According to his grandson Charles Edward, George’s son Charles Edward Stuart Robb married Margaret Ricketts Monteith at St. Mungo’s, Glasgow in October 1802, when he would have been about 23 years old. Margaret was born in 1781 or 1782, the only daughter of John Monteith and his wife Matilda. Charles’ son William claimed that his grandmother Matilda was ‘the daughter of Viscount Stormont who was engaged as well as my Father’s father in the affair of Prince Charles’ attempt to gain the crown 1745/6.’ However, it has not been possible to verify this. [It was the 6th Viscount Stormont, David Murray, 1690-1748, who was associated with the Jacobite rebellion, entertaining Bonnie Prince Charlie at his home at Scone in 1745. He was married to Anne Stewart, but there is no record of a daughter named Matilda. However, there is clearly some kind of Robb family connection with the aristocratic Murrays, as shown by Rev. William’s association with Alexander Murray, Lord Elibank.]
Charles’ and Margaret’s first child Matilda was born in Aberdeen in 1805. A second child, George, was born in Alloa in Clackmanannshire in 1806 but only lived for 4 months, while Isabella Maria was born in 1808 and lived less than a month, dying in Kilmarnock in Ayrshire. This suggests that the young couple moved around Scotland a fair amount during their first years of married life.
At some point they moved south to Yorkshire, where they continued their wanderings: their next child Charles Edward was born in Whitby in 1810, while George William (1811) and William (1813) were born in Richmond and John (1816) and Elizabeth (1820) in Malton.
Some time between 1820 and the mid 1830s, the family moved south again and by 1841 were living at Charing Cross in London (Charles’ son William was married in London in 1836). In 1841 Charles was about 60 years old and working as a solicitor’s clerk. They were living at 29 Charing Cross, and Charles was in the same occupation, when Margaret died in December 1843 aged 61. She was buried nearby at St. Martin in the Fields.
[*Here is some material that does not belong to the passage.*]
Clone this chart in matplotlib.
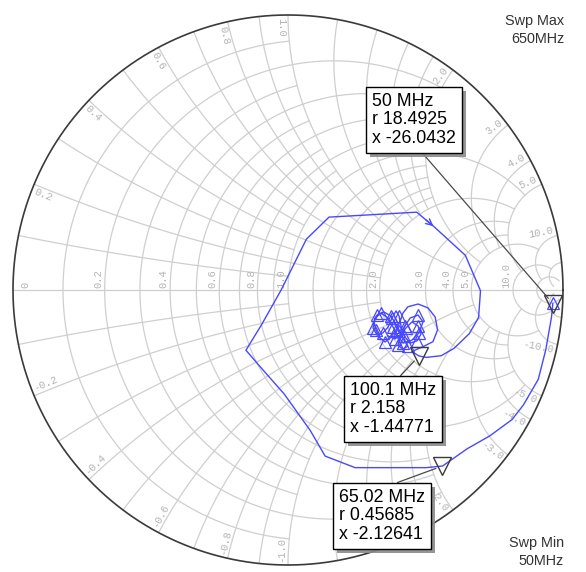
import numpy as np
import matplotlib

matplotlib.use("Agg")
import matplotlib.pyplot as plt  # noqa: E402
import matplotlib.patheffects as pe  # noqa: E402

W, H = 586, 572
CX, CY, RAD = 288, 290, 275  # chart centre / radius in pixels

# S11 sweep 50 MHz .. 650 MHz, reflection coefficient
s11_re = [
    0.963, 0.958, 0.937, 0.910, 0.856, 0.815, 0.733, 0.652, 0.562, 0.503,
    0.244, 0.135, 0.081, -0.014, -0.096, -0.153, -0.096, -0.025, 0.067, 0.149,
    0.468, 0.529, 0.645, 0.700, 0.693, 0.659, 0.604, 0.557, 0.503, 0.477,
    0.450, 0.491, 0.527, 0.544, 0.535, 0.509, 0.473, 0.436, 0.418, 0.407,
    0.393, 0.371, 0.353, 0.335, 0.320, 0.313, 0.324, 0.349, 0.375, 0.389,
    0.404, 0.422, 0.436, 0.418, 0.400, 0.407, 0.429, 0.451, 0.473, 0.484,
    0.469, 0.444, 0.422, 0.411, 0.404, 0.393, 0.378, 0.364, 0.345, 0.324,
    0.309, 0.316, 0.338, 0.364, 0.382, 0.400, 0.418, 0.451, 0.476, 0.491,
    0.473, 0.444, 0.425, 0.411, 0.389, 0.364,
]
s11_im = [
    -0.049, -0.100, -0.219, -0.325, -0.418, -0.471, -0.531, -0.577, -0.640, -0.646,
    -0.646, -0.604, -0.511, -0.378, -0.285, -0.219, -0.126, 0.000, 0.185, 0.265,
    0.283, 0.232, 0.126, -0.003, -0.100, -0.159, -0.212, -0.239, -0.245, -0.240,
    -0.224, -0.206, -0.188, -0.145, -0.098, -0.065, -0.051, -0.061, -0.084, -0.116,
    -0.145, -0.175, -0.189, -0.175, -0.145, -0.116, -0.091, -0.080, -0.095, -0.120,
    -0.149, -0.182, -0.204, -0.215, -0.200, -0.167, -0.138, -0.116, -0.131, -0.160,
    -0.185, -0.193, -0.167, -0.131, -0.095, -0.076, -0.102, -0.135, -0.156, -0.164,
    -0.138, -0.102, -0.084, -0.102, -0.135, -0.167, -0.193, -0.182, -0.156, -0.116,
    -0.091, -0.102, -0.131, -0.160, -0.178, -0.167,
]

marker_freq = ["50 MHz", "100.1 MHz", "65.02 MHz"]
marker_r = [18.4925, 2.158, 0.45685]
marker_x = [-26.0432, -1.44771, -2.12641]

# constant-resistance circles, and the |x| up to which each one is drawn
r_circles = [0.1, 0.2, 0.3, 0.4, 0.5, 0.6, 0.7, 0.8, 0.9, 1.0,
             1.2, 1.4, 1.6, 1.8, 2.0, 3.0, 4.0, 5.0, 10.0, 20.0]
r_extent = [1, 2, 1, 2, 1, 2, 1, 2, 1, 5,
            2, 2, 2, 2, 5, 5, 5, 10, 20, 50]
# constant-reactance arcs, and the r up to which each one is drawn
x_arcs = [0.1, 0.2, 0.3, 0.4, 0.5, 0.6, 0.7, 0.8, 0.9, 1.0,
          1.2, 1.4, 1.6, 1.8, 2.0, 3.0, 4.0, 5.0, 10.0, 20.0]
x_extent = [1, 2, 1, 2, 1, 2, 1, 2, 1, 5,
            2, 2, 2, 2, 5, 5, 5, 10, 20, 50]

r_ticks = ["0", "0.2", "0.4", "0.6", "0.8", "1.0", "2.0", "3.0", "4.0", "5.0", "10.0"]
x_ticks = ["0.2", "0.4", "0.6", "0.8", "1.0", "2.0", "3.0", "4.0", "5.0", "10.0"]

GRID = "#cfcfcf"
LBL = "#b4b4b4"
TRACE = "#4848ff"


def gam(z):
    return (z - 1) / (z + 1)


fig = plt.figure(figsize=(W / 100, H / 100), dpi=100)
ax = fig.add_axes([0, 0, 1, 1])
ax.set_xlim(-CX / RAD, (W - CX) / RAD)
ax.set_ylim(-(H - CY) / RAD, CY / RAD)
ax.axis("off")

# grid
for r, xm in zip(r_circles, r_extent):
    t = np.linspace(-np.arctan(xm), np.arctan(xm), 400)
    g = gam(r + 1j * np.tan(t))
    ax.plot(g.real, g.imag, color=GRID, lw=0.9, zorder=1)
for x, rm in zip(x_arcs, x_extent):
    t = np.linspace(0, np.arctan(rm), 400)
    for s in (1, -1):
        g = gam(np.tan(t) + 1j * s * x)
        ax.plot(g.real, g.imag, color=GRID, lw=0.9, zorder=1)
ax.plot([-1, 1], [0, 0], color=GRID, lw=0.9, zorder=1)
th = np.linspace(0, 2 * np.pi, 720)
ax.plot(np.cos(th), np.sin(th), color="#3a3a3a", lw=1.2, zorder=2)

lfont = dict(family="Liberation Mono", fontsize=7.6, color=LBL, rotation_mode="anchor")
for lab in r_ticks:
    r = float(lab)
    g = (r - 1) / (r + 1)
    if r == 0:
        ax.annotate(lab, (g, 0), xytext=(7, 2), textcoords="offset pixels",
                    rotation=90, ha="left", va="top", **lfont)
    else:
        ax.annotate(lab, (g, 0), xytext=(-1.5, 2), textcoords="offset pixels",
                    rotation=90, ha="left", va="bottom", **lfont)

for lab in x_ticks:
    x = float(lab)
    for s in (1, -1):
        g = gam(1j * s * x)
        theta = np.degrees(np.angle(g))
        phi = (theta + 180 + 180) % 360 - 180  # inward direction
        side = phi - 90 if s > 0 else phi + 90
        left = np.cos(np.radians(phi)) > -1e-6
        if left:
            rot, ha = phi, "left"
            va = "top" if s > 0 else "bottom"
        else:
            rot, ha = phi - 180, "right"
            va = "bottom" if s > 0 else "top"
        d, gap = 3.0, 1.5
        off = (d * np.cos(np.radians(phi)) + gap * np.cos(np.radians(side)),
               d * np.sin(np.radians(phi)) + gap * np.sin(np.radians(side)))
        txt = lab if s > 0 else "-" + lab
        ax.annotate(txt, (g.real, g.imag), xytext=off, textcoords="offset pixels",
                    rotation=rot, ha=ha, va=va, **lfont)

# trace
ax.plot(s11_re, s11_im, color=TRACE, lw=1.0, zorder=4)
sym = [0] + list(range(40, len(s11_re), 2))
ax.plot([s11_re[i] for i in sym], [s11_im[i] for i in sym], ls="none", marker="^",
        mfc="none", mec=TRACE, ms=9, mew=0.9, zorder=4)
# direction arrow
p0 = np.array([s11_re[20], s11_im[20]])
p1 = np.array([s11_re[21], s11_im[21]])
ax.annotate("", xy=p1, xytext=p0 + 0.55 * (p1 - p0),
            arrowprops=dict(arrowstyle="->,head_length=0.45,head_width=0.22",
                            color=TRACE, lw=1.0, shrinkA=0, shrinkB=0), zorder=4)

# markers + callouts
box_tl = [(366, 87), (344, 376), (333, 483)]
relpos = [(0.54, 0.0), (0.52, 1.0), (0.48, 1.0)]
fs = 12.8
pad = 0.33
padpx = pad * fs * 100 / 72
for k in range(3):
    gm = gam(marker_r[k] + 1j * marker_x[k])
    ax.plot(gm.real, gm.imag, marker="v", mfc="none", mec="#3a3a3a", ms=13,
            mew=1.0, zorder=5)
    txt = f"{marker_freq[k]}\nr {marker_r[k]:g}\nx {marker_x[k]:g}"
    ann = ax.annotate(
        txt, (gm.real, gm.imag),
        xytext=(box_tl[k][0] + padpx, H - box_tl[k][1] - padpx),
        textcoords="figure pixels", ha="left", va="top", fontsize=fs,
        family="Liberation Sans", linespacing=1.12, color="black",
        bbox=dict(boxstyle=f"square,pad={pad}", fc="white", ec="black", lw=1.0),
        arrowprops=dict(arrowstyle="-", color="#4a4a4a", lw=0.9, relpos=relpos[k],
                        shrinkA=0, shrinkB=5),
        zorder=6,
    )
    ann.get_bbox_patch().set_path_effects(
        [pe.SimplePatchShadow(offset=(3, -3), shadow_rgbFace="#8a8a8a", alpha=0.9),
         pe.Normal()])

sfont = dict(family="Liberation Sans", fontsize=10.4, color="#333333",
             ha="right", linespacing=1.38)
fig.text(564 / W, 1 - 14 / H, "Swp Max\n650MHz", va="top", **sfont)
fig.text(564 / W, 1 - 568 / H, "Swp Min\n50MHz", va="bottom", **sfont)

fig.savefig("out.png", dpi=100)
Two of Charles’ sons – Charles Edward and George William – predeceased their father, the former dying of fever in 1836 at the age of 25, and the latter (who followed his father’s profession as an attorney’s clerk) of influenza in 1847 at the age of 36. Charles’ daughter Matilda married Frederick King in 1860 (probably at St. George’s, Hanover Square) and died in Mile End Old Town in 1870. His other daughter Elizabeth married Joseph Boden of Derbyshire in 1841. In 1851 they were living at 54 Lawrence Lane in the parish of St. Mary le Bow in the City of London, with Elizabeth East, a house servant. Elizabeth died in 1860 and was buried in Tower Hamlets Cemetery.
The 1851 census has Charles Robb, described as a clerk aged 72 and a widower, living alone at 40 Tenison Street in the parish of St. John’s, Waterloo Road, in Lambeth. We know that Charles died in 1853 and was buried in the churchyard at St. John’s, so this is probably the same person, despite the fact that the census appears to give his birthplace as Glasgow or Glamis.
About Charles’ son John, his brother William wrote in 1880: ‘I believe he is living but have not seen him for 3 or 4 years nor would he ever let me know where to find him. I believe he is in London as I am told he has been seen.’ One source has John marrying Mary Ann Downes in Lambeth in 1844, when he would have been about 28 years old. Interestingly, there is a record of a Charles Edward Stuart Robb dying from meningitis aged 10 months in 1847. His father’s name is given as John Robb, a parliamentary agent, of Lambeth Road, Southwark. The child’s name could simply be a coincidence, but it’s possible that John named his son after his own father. Could it be that Charles Edward Stuart Robb senior spent his final years, following his wife’s death, living not far from his youngest son, or is there some other explanation for this final move before he died?